** START DATA SECTION **

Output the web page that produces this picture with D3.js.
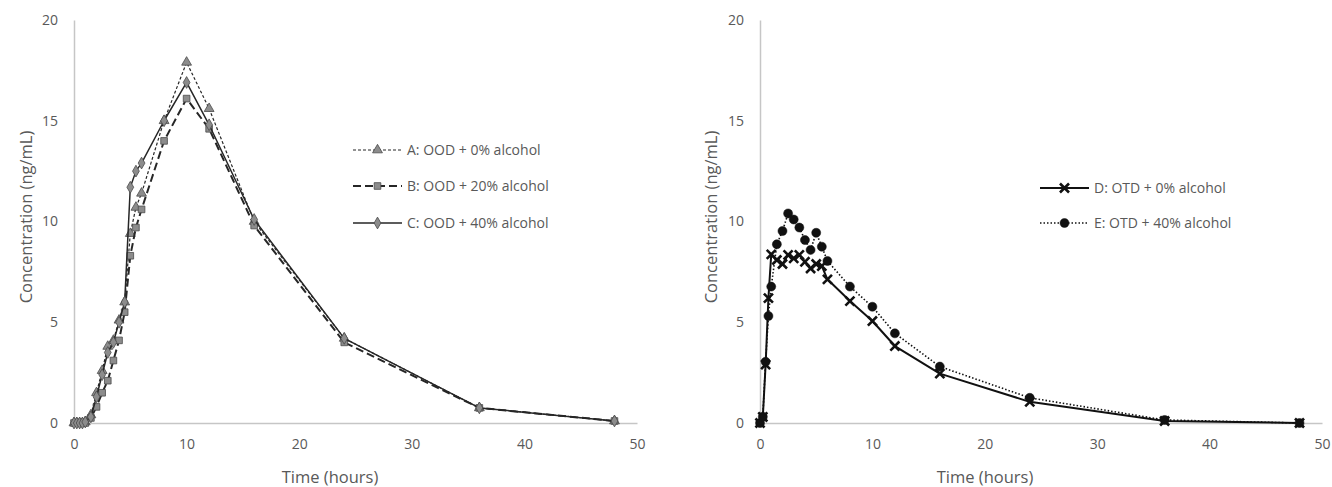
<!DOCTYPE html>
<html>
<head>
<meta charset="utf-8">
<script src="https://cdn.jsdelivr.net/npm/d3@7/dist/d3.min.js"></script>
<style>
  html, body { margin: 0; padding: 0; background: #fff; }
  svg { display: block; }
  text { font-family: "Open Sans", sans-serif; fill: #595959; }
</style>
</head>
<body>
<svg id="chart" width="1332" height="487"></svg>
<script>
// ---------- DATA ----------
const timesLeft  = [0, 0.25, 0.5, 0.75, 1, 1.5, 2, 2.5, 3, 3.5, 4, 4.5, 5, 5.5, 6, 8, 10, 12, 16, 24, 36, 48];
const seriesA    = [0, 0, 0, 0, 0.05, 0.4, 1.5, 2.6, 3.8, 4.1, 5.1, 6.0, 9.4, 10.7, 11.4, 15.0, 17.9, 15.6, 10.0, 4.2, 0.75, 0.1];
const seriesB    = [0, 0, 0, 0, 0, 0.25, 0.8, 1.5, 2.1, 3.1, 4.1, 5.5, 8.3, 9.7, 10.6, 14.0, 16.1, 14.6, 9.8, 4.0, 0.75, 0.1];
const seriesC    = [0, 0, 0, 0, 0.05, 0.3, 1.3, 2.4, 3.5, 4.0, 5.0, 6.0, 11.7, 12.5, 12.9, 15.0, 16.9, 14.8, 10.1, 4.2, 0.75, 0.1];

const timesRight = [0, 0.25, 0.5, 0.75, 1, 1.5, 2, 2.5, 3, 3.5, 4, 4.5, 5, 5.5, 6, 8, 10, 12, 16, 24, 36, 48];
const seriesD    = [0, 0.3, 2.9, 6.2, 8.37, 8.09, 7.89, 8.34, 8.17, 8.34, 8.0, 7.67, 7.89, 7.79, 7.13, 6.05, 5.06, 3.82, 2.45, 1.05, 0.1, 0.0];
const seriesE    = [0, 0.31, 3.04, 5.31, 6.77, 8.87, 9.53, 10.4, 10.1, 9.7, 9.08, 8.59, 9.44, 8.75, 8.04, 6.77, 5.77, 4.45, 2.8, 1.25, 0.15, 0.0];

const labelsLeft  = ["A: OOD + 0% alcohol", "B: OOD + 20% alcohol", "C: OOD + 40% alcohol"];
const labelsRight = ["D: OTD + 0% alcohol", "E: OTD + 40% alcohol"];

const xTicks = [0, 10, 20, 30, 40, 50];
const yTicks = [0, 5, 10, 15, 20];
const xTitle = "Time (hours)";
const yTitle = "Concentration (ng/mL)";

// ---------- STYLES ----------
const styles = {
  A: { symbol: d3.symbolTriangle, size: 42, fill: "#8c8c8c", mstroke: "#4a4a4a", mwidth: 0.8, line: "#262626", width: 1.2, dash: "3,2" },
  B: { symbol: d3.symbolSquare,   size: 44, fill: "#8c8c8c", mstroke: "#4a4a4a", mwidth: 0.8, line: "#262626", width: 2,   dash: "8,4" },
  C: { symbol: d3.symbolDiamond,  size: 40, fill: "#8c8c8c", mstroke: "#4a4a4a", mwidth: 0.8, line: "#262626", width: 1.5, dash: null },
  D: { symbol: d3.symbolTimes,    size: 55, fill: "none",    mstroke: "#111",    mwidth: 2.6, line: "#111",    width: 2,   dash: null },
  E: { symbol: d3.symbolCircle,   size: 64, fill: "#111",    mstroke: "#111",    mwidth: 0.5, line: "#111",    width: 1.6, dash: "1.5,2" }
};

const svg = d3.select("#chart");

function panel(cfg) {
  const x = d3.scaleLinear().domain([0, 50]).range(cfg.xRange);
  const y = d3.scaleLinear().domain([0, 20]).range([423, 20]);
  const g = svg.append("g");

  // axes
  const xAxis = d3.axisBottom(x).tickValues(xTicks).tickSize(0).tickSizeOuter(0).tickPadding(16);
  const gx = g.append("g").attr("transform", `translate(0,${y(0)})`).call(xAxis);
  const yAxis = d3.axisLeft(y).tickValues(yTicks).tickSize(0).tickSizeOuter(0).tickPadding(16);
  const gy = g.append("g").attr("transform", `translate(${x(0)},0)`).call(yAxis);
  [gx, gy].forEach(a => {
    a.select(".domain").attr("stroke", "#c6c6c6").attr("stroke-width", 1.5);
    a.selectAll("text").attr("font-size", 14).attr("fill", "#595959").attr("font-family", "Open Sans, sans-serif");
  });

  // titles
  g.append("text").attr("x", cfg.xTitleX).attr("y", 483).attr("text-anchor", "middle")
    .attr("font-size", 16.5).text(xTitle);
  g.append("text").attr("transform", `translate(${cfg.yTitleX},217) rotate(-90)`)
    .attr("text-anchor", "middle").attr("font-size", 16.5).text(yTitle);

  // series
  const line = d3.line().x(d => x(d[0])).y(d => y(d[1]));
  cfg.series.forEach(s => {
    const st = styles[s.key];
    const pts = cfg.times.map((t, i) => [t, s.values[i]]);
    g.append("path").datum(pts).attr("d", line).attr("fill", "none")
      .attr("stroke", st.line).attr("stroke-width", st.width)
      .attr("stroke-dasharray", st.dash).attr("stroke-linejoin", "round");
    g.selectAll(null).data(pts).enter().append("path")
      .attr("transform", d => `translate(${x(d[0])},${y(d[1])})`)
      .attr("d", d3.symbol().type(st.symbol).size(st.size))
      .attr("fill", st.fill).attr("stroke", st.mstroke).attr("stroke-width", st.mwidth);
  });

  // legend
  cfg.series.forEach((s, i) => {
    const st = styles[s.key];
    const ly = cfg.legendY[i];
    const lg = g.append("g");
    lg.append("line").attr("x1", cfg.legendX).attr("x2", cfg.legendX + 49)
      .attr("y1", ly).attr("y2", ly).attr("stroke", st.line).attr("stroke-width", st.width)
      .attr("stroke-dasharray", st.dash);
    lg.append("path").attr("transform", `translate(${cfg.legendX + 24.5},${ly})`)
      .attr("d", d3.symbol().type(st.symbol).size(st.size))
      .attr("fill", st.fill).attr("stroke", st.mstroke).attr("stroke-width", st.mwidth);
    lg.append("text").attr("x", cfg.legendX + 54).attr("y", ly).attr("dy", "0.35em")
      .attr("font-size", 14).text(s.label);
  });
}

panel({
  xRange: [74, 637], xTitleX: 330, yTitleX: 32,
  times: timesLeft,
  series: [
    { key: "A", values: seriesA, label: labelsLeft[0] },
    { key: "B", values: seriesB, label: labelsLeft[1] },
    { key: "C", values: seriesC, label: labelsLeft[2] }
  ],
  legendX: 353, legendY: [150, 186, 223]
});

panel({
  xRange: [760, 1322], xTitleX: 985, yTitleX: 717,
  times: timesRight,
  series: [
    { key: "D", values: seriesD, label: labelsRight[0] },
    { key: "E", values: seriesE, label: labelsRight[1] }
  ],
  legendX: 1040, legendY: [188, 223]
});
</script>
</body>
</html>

** END DATA SECTION **

WHAT THIS TASK INVOLVES.
Write the full listing out again with every line unchanged, but include no pictures.

RESULT OF THE TASK.
Output the web page that produces this picture with D3.js.
<!DOCTYPE html>
<html>
<head>
<meta charset="utf-8">
<script src="https://cdn.jsdelivr.net/npm/d3@7/dist/d3.min.js"></script>
<style>
  html, body { margin: 0; padding: 0; background: #fff; }
  svg { display: block; }
  text { font-family: "Open Sans", sans-serif; fill: #595959; }
</style>
</head>
<body>
<svg id="chart" width="1332" height="487"></svg>
<script>
// ---------- DATA ----------
const timesLeft  = [0, 0.25, 0.5, 0.75, 1, 1.5, 2, 2.5, 3, 3.5, 4, 4.5, 5, 5.5, 6, 8, 10, 12, 16, 24, 36, 48];
const seriesA    = [0, 0, 0, 0, 0.05, 0.4, 1.5, 2.6, 3.8, 4.1, 5.1, 6.0, 9.4, 10.7, 11.4, 15.0, 17.9, 15.6, 10.0, 4.2, 0.75, 0.1];
const seriesB    = [0, 0, 0, 0, 0, 0.25, 0.8, 1.5, 2.1, 3.1, 4.1, 5.5, 8.3, 9.7, 10.6, 14.0, 16.1, 14.6, 9.8, 4.0, 0.75, 0.1];
const seriesC    = [0, 0, 0, 0, 0.05, 0.3, 1.3, 2.4, 3.5, 4.0, 5.0, 6.0, 11.7, 12.5, 12.9, 15.0, 16.9, 14.8, 10.1, 4.2, 0.75, 0.1];

const timesRight = [0, 0.25, 0.5, 0.75, 1, 1.5, 2, 2.5, 3, 3.5, 4, 4.5, 5, 5.5, 6, 8, 10, 12, 16, 24, 36, 48];
const seriesD    = [0, 0.3, 2.9, 6.2, 8.37, 8.09, 7.89, 8.34, 8.17, 8.34, 8.0, 7.67, 7.89, 7.79, 7.13, 6.05, 5.06, 3.82, 2.45, 1.05, 0.1, 0.0];
const seriesE    = [0, 0.31, 3.04, 5.31, 6.77, 8.87, 9.53, 10.4, 10.1, 9.7, 9.08, 8.59, 9.44, 8.75, 8.04, 6.77, 5.77, 4.45, 2.8, 1.25, 0.15, 0.0];

const labelsLeft  = ["A: OOD + 0% alcohol", "B: OOD + 20% alcohol", "C: OOD + 40% alcohol"];
const labelsRight = ["D: OTD + 0% alcohol", "E: OTD + 40% alcohol"];

const xTicks = [0, 10, 20, 30, 40, 50];
const yTicks = [0, 5, 10, 15, 20];
const xTitle = "Time (hours)";
const yTitle = "Concentration (ng/mL)";

// ---------- STYLES ----------
const styles = {
  A: { symbol: d3.symbolTriangle, size: 42, fill: "#8c8c8c", mstroke: "#4a4a4a", mwidth: 0.8, line: "#262626", width: 1.2, dash: "3,2" },
  B: { symbol: d3.symbolSquare,   size: 44, fill: "#8c8c8c", mstroke: "#4a4a4a", mwidth: 0.8, line: "#262626", width: 2,   dash: "8,4" },
  C: { symbol: d3.symbolDiamond,  size: 40, fill: "#8c8c8c", mstroke: "#4a4a4a", mwidth: 0.8, line: "#262626", width: 1.5, dash: null },
  D: { symbol: d3.symbolTimes,    size: 55, fill: "none",    mstroke: "#111",    mwidth: 2.6, line: "#111",    width: 2,   dash: null },
  E: { symbol: d3.symbolCircle,   size: 64, fill: "#111",    mstroke: "#111",    mwidth: 0.5, line: "#111",    width: 1.6, dash: "1.5,2" }
};

const svg = d3.select("#chart");

function panel(cfg) {
  const x = d3.scaleLinear().domain([0, 50]).range(cfg.xRange);
  const y = d3.scaleLinear().domain([0, 20]).range([423, 20]);
  const g = svg.append("g");

  // axes
  const xAxis = d3.axisBottom(x).tickValues(xTicks).tickSize(0).tickSizeOuter(0).tickPadding(16);
  const gx = g.append("g").attr("transform", `translate(0,${y(0)})`).call(xAxis);
  const yAxis = d3.axisLeft(y).tickValues(yTicks).tickSize(0).tickSizeOuter(0).tickPadding(16);
  const gy = g.append("g").attr("transform", `translate(${x(0)},0)`).call(yAxis);
  [gx, gy].forEach(a => {
    a.select(".domain").attr("stroke", "#c6c6c6").attr("stroke-width", 1.5);
    a.selectAll("text").attr("font-size", 14).attr("fill", "#595959").attr("font-family", "Open Sans, sans-serif");
  });

  // titles
  g.append("text").attr("x", cfg.xTitleX).attr("y", 483).attr("text-anchor", "middle")
    .attr("font-size", 16.5).text(xTitle);
  g.append("text").attr("transform", `translate(${cfg.yTitleX},217) rotate(-90)`)
    .attr("text-anchor", "middle").attr("font-size", 16.5).text(yTitle);

  // series
  const line = d3.line().x(d => x(d[0])).y(d => y(d[1]));
  cfg.series.forEach(s => {
    const st = styles[s.key];
    const pts = cfg.times.map((t, i) => [t, s.values[i]]);
    g.append("path").datum(pts).attr("d", line).attr("fill", "none")
      .attr("stroke", st.line).attr("stroke-width", st.width)
      .attr("stroke-dasharray", st.dash).attr("stroke-linejoin", "round");
    g.selectAll(null).data(pts).enter().append("path")
      .attr("transform", d => `translate(${x(d[0])},${y(d[1])})`)
      .attr("d", d3.symbol().type(st.symbol).size(st.size))
      .attr("fill", st.fill).attr("stroke", st.mstroke).attr("stroke-width", st.mwidth);
  });

  // legend
  cfg.series.forEach((s, i) => {
    const st = styles[s.key];
    const ly = cfg.legendY[i];
    const lg = g.append("g");
    lg.append("line").attr("x1", cfg.legendX).attr("x2", cfg.legendX + 49)
      .attr("y1", ly).attr("y2", ly).attr("stroke", st.line).attr("stroke-width", st.width)
      .attr("stroke-dasharray", st.dash);
    lg.append("path").attr("transform", `translate(${cfg.legendX + 24.5},${ly})`)
      .attr("d", d3.symbol().type(st.symbol).size(st.size))
      .attr("fill", st.fill).attr("stroke", st.mstroke).attr("stroke-width", st.mwidth);
    lg.append("text").attr("x", cfg.legendX + 54).attr("y", ly).attr("dy", "0.35em")
      .attr("font-size", 14).text(s.label);
  });
}

panel({
  xRange: [74, 637], xTitleX: 330, yTitleX: 32,
  times: timesLeft,
  series: [
    { key: "A", values: seriesA, label: labelsLeft[0] },
    { key: "B", values: seriesB, label: labelsLeft[1] },
    { key: "C", values: seriesC, label: labelsLeft[2] }
  ],
  legendX: 353, legendY: [150, 186, 223]
});

panel({
  xRange: [760, 1322], xTitleX: 985, yTitleX: 717,
  times: timesRight,
  series: [
    { key: "D", values: seriesD, label: labelsRight[0] },
    { key: "E", values: seriesE, label: labelsRight[1] }
  ],
  legendX: 1040, legendY: [188, 223]
});
</script>
</body>
</html>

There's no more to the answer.